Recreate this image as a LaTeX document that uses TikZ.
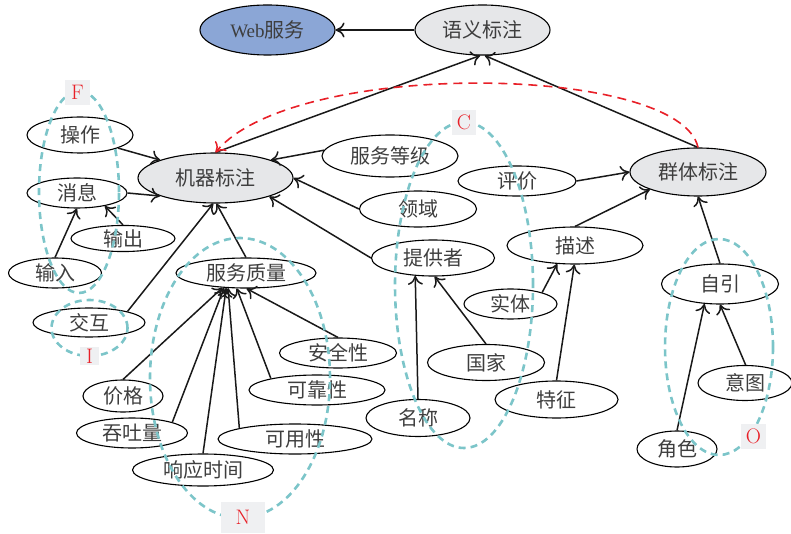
\documentclass[tikz,border=0pt]{standalone}
\usepackage{fontspec}
\newfontfamily\cjk{Noto Sans CJK SC}
\newfontfamily\webfont{Liberation Serif}
\usetikzlibrary{shapes.geometric,arrows.meta}
\definecolor{webblue}{RGB}{139,166,214}
\definecolor{tagfill}{RGB}{230,231,233}
\definecolor{groupteal}{RGB}{124,197,201}
\definecolor{labelbox}{RGB}{239,240,242}
\definecolor{txtgray}{RGB}{62,62,62}
\definecolor{linkred}{RGB}{232,32,40}
\tikzset{
  oval/.style={ellipse, draw=black, line width=1.1pt, inner sep=0pt, text=txtgray,
    font=\fontsize{20}{22}\selectfont\cjk},
  sz/.style 2 args={minimum width=#1pt, minimum height=#2pt},
  tagnode/.style={oval, fill=tagfill},
  arr/.style={draw=black!90, line width=1.5pt,
    -{Computer Modern Rightarrow[length=9pt,width=15pt,line width=1.5pt]}},
  redarr/.style={draw=linkred, line width=1.6pt, dash pattern=on 9pt off 6pt,
    -{Computer Modern Rightarrow[length=9pt,width=15pt,line width=1.5pt]}},
  groupline/.style={draw=groupteal, line width=2.6pt, dash pattern=on 7pt off 5pt},
  grouptag/.style={fill=labelbox, text=linkred, inner sep=0pt, font=\fontsize{21}{21}\selectfont}
}
\begin{document}
\begin{tikzpicture}[x=1pt, y=-1pt]
      \useasboundingbox (0,0) rectangle (791,534);
      \node (web) at (267.5,30) [oval, sz={135}{50}, fill=webblue] {{\webfont\fontsize{19}{22}\selectfont Web}服务};
      \node (yybz) at (482.5,30) [tagnode, sz={135}{50}] {语义标注};
      \node (jqbz) at (215.5,178) [tagnode, sz={155}{50}] {机器标注};
      \node (qtbz) at (698,172) [tagnode, sz={136}{48}] {群体标注};
      \node (caozuo) at (80,135) [oval, sz={106}{36}] {操作};
      \node (xiaoxi) at (77,193) [oval, sz={100}{30}] {消息};
      \node (shuchu) at (123,238.5) [oval, sz={104}{24}] {输出};
      \node (shuru) at (55,273) [oval, sz={93}{30}] {输入};
      \node (jiaohu) at (89,322.5) [oval, sz={112}{29}] {交互};
      \node (fwzl) at (246,273) [oval, sz={140}{30}] {服务质量};
      \node (fwdj) at (390,156) [oval, sz={136}{42}] {服务等级};
      \node (lingyu) at (418,209) [oval, sz={117}{36}] {领域};
      \node (tgz) at (433,258) [oval, sz={123}{36}] {提供者};
      \node (pingjia) at (517,181) [oval, sz={118}{30}] {评价};
      \node (miaoshu) at (575,245.5) [oval, sz={136}{37}] {描述};
      \node (shiti) at (510.5,304) [oval, sz={93}{30}] {实体};
      \node (guojia) at (486,362.5) [oval, sz={117}{36}] {国家};
      \node (tezheng) at (556.5,399.5) [oval, sz={123}{37}] {特征};
      \node (mingcheng) at (418,418) [oval, sz={104}{37}] {名称};
      \node (anquan) at (338,353) [oval, sz={117}{30}] {安全性};
      \node (kekao) at (317,390) [oval, sz={136}{30}] {可靠性};
      \node (keyong) at (295,439) [oval, sz={154}{30}] {可用性};
      \node (jiage) at (123,396) [oval, sz={80}{32}] {价格};
      \node (tuntu) at (132,433) [oval, sz={111}{30}] {吞吐量};
      \node (xiangying) at (203,470) [oval, sz={141}{32}] {响应时间};
      \node (ziyin) at (720,284) [oval, sz={117}{40}] {自引};
      \node (yitu) at (745,383) [oval, sz={94}{35}] {意图};
      \node (juese) at (677,449) [oval, sz={80}{36}] {角色};

      \draw[arr] (yybz) -- (web);
      \draw[arr] (jqbz.north) -- (yybz.-95);
      \draw[arr] (qtbz.north) -- (yybz.-85);
      \draw[redarr] (qtbz.north) .. controls (680,64) and (294,58) .. (jqbz.north);
      \draw[arr] (caozuo.-19) -- (jqbz.162);
      \draw[arr] (xiaoxi.east) -- (jqbz.-162);
      \draw[arr] (shuchu.north) -- (xiaoxi.-25);
      \draw[arr] (shuru.north) -- (xiaoxi.south);
      \draw[arr] (jiaohu.16) -- (jqbz.-95);
      \draw[arr] (fwzl.north) -- (jqbz.-88);
      \draw[arr] (fwdj.175) -- (jqbz.18);
      \draw[arr] (lingyu.west) -- (jqbz.east);
      \draw[arr] (tgz.west) -- (jqbz.-19);
      \draw[arr] (pingjia.east) -- (qtbz.west);
      \draw[arr] (miaoshu.north) -- (qtbz.-160);
      \draw[arr] (shiti.20) -- (miaoshu.-134);
      \draw[arr] (tezheng.north) -- (miaoshu.-92);
      \draw[arr] (guojia.north) -- (tgz.-85);
      \draw[arr] (mingcheng.north) -- (tgz.-135);
      \draw[arr] (ziyin.north) -- (qtbz.south);
      \draw[arr] (juese.north) -- (ziyin.-128);
      \draw[arr] (yitu.88) -- (ziyin.south);
      \draw[arr] (jiage.north) -- (fwzl.-148);
      \draw[arr] (tuntu.15) -- (fwzl.-146);
      \draw[arr] (xiangying.north) -- (fwzl.-143);
      \draw[arr] (keyong.169) -- (fwzl.-140);
      \draw[arr] (kekao.166) -- (fwzl.-121);
      \draw[arr] (anquan.north) -- (fwzl.-88);

      \begin{scope}[groupline]
        \draw (79,192) ellipse (40pt and 101pt);
        \draw (89.5,328) ellipse (38pt and 28pt);
        \draw (240,378) ellipse (90pt and 140pt);
        \draw (464,285) ellipse (69pt and 163pt);
        \draw (719,347) ellipse (54pt and 108pt);
      \end{scope}
      \node (labF) at (77.5,92.5) [grouptag, minimum width=25pt, minimum height=25pt] {F};
      \node (labI) at (89.5,356) [grouptag, minimum width=19pt, minimum height=18pt] {I};
      \node (labN) at (243,517.5) [grouptag, minimum width=44pt, minimum height=31pt] {N};
      \node (labC) at (464,122.5) [grouptag, minimum width=24pt, minimum height=25pt] {C};
      \node (labO) at (753.5,436.5) [grouptag, minimum width=25pt, minimum height=25pt] {O};
    \end{tikzpicture}
\end{document}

* **TASK PROMPT**: Repeat the listing above exactly, with no pictures.

* **RESPONSE TO THE EXERCISE**:
Recreate this image as a LaTeX document that uses TikZ.
\documentclass[tikz,border=0pt]{standalone}
\usepackage{fontspec}
\newfontfamily\cjk{Noto Sans CJK SC}
\newfontfamily\webfont{Liberation Serif}
\usetikzlibrary{shapes.geometric,arrows.meta}
\definecolor{webblue}{RGB}{139,166,214}
\definecolor{tagfill}{RGB}{230,231,233}
\definecolor{groupteal}{RGB}{124,197,201}
\definecolor{labelbox}{RGB}{239,240,242}
\definecolor{txtgray}{RGB}{62,62,62}
\definecolor{linkred}{RGB}{232,32,40}
\tikzset{
  oval/.style={ellipse, draw=black, line width=1.1pt, inner sep=0pt, text=txtgray,
    font=\fontsize{20}{22}\selectfont\cjk},
  sz/.style 2 args={minimum width=#1pt, minimum height=#2pt},
  tagnode/.style={oval, fill=tagfill},
  arr/.style={draw=black!90, line width=1.5pt,
    -{Computer Modern Rightarrow[length=9pt,width=15pt,line width=1.5pt]}},
  redarr/.style={draw=linkred, line width=1.6pt, dash pattern=on 9pt off 6pt,
    -{Computer Modern Rightarrow[length=9pt,width=15pt,line width=1.5pt]}},
  groupline/.style={draw=groupteal, line width=2.6pt, dash pattern=on 7pt off 5pt},
  grouptag/.style={fill=labelbox, text=linkred, inner sep=0pt, font=\fontsize{21}{21}\selectfont}
}
\begin{document}
\begin{tikzpicture}[x=1pt, y=-1pt]
      \useasboundingbox (0,0) rectangle (791,534);
      \node (web) at (267.5,30) [oval, sz={135}{50}, fill=webblue] {{\webfont\fontsize{19}{22}\selectfont Web}服务};
      \node (yybz) at (482.5,30) [tagnode, sz={135}{50}] {语义标注};
      \node (jqbz) at (215.5,178) [tagnode, sz={155}{50}] {机器标注};
      \node (qtbz) at (698,172) [tagnode, sz={136}{48}] {群体标注};
      \node (caozuo) at (80,135) [oval, sz={106}{36}] {操作};
      \node (xiaoxi) at (77,193) [oval, sz={100}{30}] {消息};
      \node (shuchu) at (123,238.5) [oval, sz={104}{24}] {输出};
      \node (shuru) at (55,273) [oval, sz={93}{30}] {输入};
      \node (jiaohu) at (89,322.5) [oval, sz={112}{29}] {交互};
      \node (fwzl) at (246,273) [oval, sz={140}{30}] {服务质量};
      \node (fwdj) at (390,156) [oval, sz={136}{42}] {服务等级};
      \node (lingyu) at (418,209) [oval, sz={117}{36}] {领域};
      \node (tgz) at (433,258) [oval, sz={123}{36}] {提供者};
      \node (pingjia) at (517,181) [oval, sz={118}{30}] {评价};
      \node (miaoshu) at (575,245.5) [oval, sz={136}{37}] {描述};
      \node (shiti) at (510.5,304) [oval, sz={93}{30}] {实体};
      \node (guojia) at (486,362.5) [oval, sz={117}{36}] {国家};
      \node (tezheng) at (556.5,399.5) [oval, sz={123}{37}] {特征};
      \node (mingcheng) at (418,418) [oval, sz={104}{37}] {名称};
      \node (anquan) at (338,353) [oval, sz={117}{30}] {安全性};
      \node (kekao) at (317,390) [oval, sz={136}{30}] {可靠性};
      \node (keyong) at (295,439) [oval, sz={154}{30}] {可用性};
      \node (jiage) at (123,396) [oval, sz={80}{32}] {价格};
      \node (tuntu) at (132,433) [oval, sz={111}{30}] {吞吐量};
      \node (xiangying) at (203,470) [oval, sz={141}{32}] {响应时间};
      \node (ziyin) at (720,284) [oval, sz={117}{40}] {自引};
      \node (yitu) at (745,383) [oval, sz={94}{35}] {意图};
      \node (juese) at (677,449) [oval, sz={80}{36}] {角色};

      \draw[arr] (yybz) -- (web);
      \draw[arr] (jqbz.north) -- (yybz.-95);
      \draw[arr] (qtbz.north) -- (yybz.-85);
      \draw[redarr] (qtbz.north) .. controls (680,64) and (294,58) .. (jqbz.north);
      \draw[arr] (caozuo.-19) -- (jqbz.162);
      \draw[arr] (xiaoxi.east) -- (jqbz.-162);
      \draw[arr] (shuchu.north) -- (xiaoxi.-25);
      \draw[arr] (shuru.north) -- (xiaoxi.south);
      \draw[arr] (jiaohu.16) -- (jqbz.-95);
      \draw[arr] (fwzl.north) -- (jqbz.-88);
      \draw[arr] (fwdj.175) -- (jqbz.18);
      \draw[arr] (lingyu.west) -- (jqbz.east);
      \draw[arr] (tgz.west) -- (jqbz.-19);
      \draw[arr] (pingjia.east) -- (qtbz.west);
      \draw[arr] (miaoshu.north) -- (qtbz.-160);
      \draw[arr] (shiti.20) -- (miaoshu.-134);
      \draw[arr] (tezheng.north) -- (miaoshu.-92);
      \draw[arr] (guojia.north) -- (tgz.-85);
      \draw[arr] (mingcheng.north) -- (tgz.-135);
      \draw[arr] (ziyin.north) -- (qtbz.south);
      \draw[arr] (juese.north) -- (ziyin.-128);
      \draw[arr] (yitu.88) -- (ziyin.south);
      \draw[arr] (jiage.north) -- (fwzl.-148);
      \draw[arr] (tuntu.15) -- (fwzl.-146);
      \draw[arr] (xiangying.north) -- (fwzl.-143);
      \draw[arr] (keyong.169) -- (fwzl.-140);
      \draw[arr] (kekao.166) -- (fwzl.-121);
      \draw[arr] (anquan.north) -- (fwzl.-88);

      \begin{scope}[groupline]
        \draw (79,192) ellipse (40pt and 101pt);
        \draw (89.5,328) ellipse (38pt and 28pt);
        \draw (240,378) ellipse (90pt and 140pt);
        \draw (464,285) ellipse (69pt and 163pt);
        \draw (719,347) ellipse (54pt and 108pt);
      \end{scope}
      \node (labF) at (77.5,92.5) [grouptag, minimum width=25pt, minimum height=25pt] {F};
      \node (labI) at (89.5,356) [grouptag, minimum width=19pt, minimum height=18pt] {I};
      \node (labN) at (243,517.5) [grouptag, minimum width=44pt, minimum height=31pt] {N};
      \node (labC) at (464,122.5) [grouptag, minimum width=24pt, minimum height=25pt] {C};
      \node (labO) at (753.5,436.5) [grouptag, minimum width=25pt, minimum height=25pt] {O};
    \end{tikzpicture}
\end{document}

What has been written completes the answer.